Aim of the exercise
Copy exactly the lines from the start of the material through the line with "shorten >=1pt, shorten <=1pt]". Pictures stay out of the copy.

Information supplied

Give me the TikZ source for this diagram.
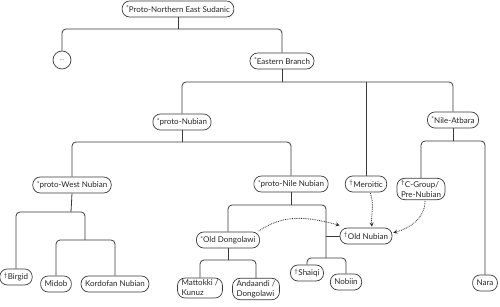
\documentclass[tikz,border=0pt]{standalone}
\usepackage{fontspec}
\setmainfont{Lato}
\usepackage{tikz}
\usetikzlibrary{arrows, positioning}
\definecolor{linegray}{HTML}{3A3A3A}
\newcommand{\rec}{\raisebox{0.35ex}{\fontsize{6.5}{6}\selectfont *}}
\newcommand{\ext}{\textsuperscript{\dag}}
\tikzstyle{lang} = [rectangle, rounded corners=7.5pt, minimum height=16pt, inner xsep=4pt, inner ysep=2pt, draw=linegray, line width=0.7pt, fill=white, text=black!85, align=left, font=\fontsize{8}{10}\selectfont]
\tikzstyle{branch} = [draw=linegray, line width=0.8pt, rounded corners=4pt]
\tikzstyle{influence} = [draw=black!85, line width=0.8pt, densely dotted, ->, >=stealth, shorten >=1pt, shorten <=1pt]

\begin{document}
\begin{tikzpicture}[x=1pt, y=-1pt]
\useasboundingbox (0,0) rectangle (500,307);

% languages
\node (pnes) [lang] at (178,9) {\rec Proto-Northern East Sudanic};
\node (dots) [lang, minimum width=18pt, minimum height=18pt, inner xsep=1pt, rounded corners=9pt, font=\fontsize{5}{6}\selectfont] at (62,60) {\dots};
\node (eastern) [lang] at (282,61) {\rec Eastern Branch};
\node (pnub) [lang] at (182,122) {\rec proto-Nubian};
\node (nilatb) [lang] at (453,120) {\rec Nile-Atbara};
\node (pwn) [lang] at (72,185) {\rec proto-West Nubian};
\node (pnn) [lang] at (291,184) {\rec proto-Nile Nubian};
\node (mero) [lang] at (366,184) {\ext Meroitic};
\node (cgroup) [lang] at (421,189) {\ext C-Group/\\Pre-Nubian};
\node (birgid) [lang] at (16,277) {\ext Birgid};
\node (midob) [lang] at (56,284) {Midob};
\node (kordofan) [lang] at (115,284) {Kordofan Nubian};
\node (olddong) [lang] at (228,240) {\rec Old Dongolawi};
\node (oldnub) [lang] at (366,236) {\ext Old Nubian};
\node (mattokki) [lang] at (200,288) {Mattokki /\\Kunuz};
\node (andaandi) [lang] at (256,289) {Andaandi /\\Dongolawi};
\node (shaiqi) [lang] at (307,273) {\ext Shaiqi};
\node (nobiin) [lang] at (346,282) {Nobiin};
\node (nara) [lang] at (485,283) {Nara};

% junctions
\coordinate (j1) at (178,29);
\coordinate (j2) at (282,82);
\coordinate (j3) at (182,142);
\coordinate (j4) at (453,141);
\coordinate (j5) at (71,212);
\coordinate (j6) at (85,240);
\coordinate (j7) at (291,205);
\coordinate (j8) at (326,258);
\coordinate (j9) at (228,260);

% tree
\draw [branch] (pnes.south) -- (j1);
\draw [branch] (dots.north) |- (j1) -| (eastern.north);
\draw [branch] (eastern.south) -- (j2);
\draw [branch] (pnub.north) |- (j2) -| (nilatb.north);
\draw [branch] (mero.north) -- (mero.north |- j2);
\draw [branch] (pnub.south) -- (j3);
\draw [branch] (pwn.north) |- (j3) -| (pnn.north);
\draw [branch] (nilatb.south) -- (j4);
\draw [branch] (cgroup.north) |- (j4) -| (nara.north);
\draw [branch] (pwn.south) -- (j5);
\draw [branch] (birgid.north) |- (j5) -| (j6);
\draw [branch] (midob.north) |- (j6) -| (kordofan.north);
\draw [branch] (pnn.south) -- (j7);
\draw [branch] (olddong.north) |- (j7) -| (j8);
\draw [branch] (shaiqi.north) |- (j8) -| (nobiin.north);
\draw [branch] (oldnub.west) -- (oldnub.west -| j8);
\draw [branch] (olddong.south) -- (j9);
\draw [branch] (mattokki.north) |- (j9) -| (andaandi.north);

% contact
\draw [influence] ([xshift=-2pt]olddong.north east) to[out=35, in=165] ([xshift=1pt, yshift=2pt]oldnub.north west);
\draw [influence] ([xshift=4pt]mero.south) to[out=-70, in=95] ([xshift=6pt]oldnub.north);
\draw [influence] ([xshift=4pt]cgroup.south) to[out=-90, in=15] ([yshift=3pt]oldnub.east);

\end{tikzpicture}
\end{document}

Task solution
Give me the TikZ source for this diagram.
\documentclass[tikz,border=0pt]{standalone}
\usepackage{fontspec}
\setmainfont{Lato}
\usepackage{tikz}
\usetikzlibrary{arrows, positioning}
\definecolor{linegray}{HTML}{3A3A3A}
\newcommand{\rec}{\raisebox{0.35ex}{\fontsize{6.5}{6}\selectfont *}}
\newcommand{\ext}{\textsuperscript{\dag}}
\tikzstyle{lang} = [rectangle, rounded corners=7.5pt, minimum height=16pt, inner xsep=4pt, inner ysep=2pt, draw=linegray, line width=0.7pt, fill=white, text=black!85, align=left, font=\fontsize{8}{10}\selectfont]
\tikzstyle{branch} = [draw=linegray, line width=0.8pt, rounded corners=4pt]
\tikzstyle{influence} = [draw=black!85, line width=0.8pt, densely dotted, ->, >=stealth, shorten >=1pt, shorten <=1pt]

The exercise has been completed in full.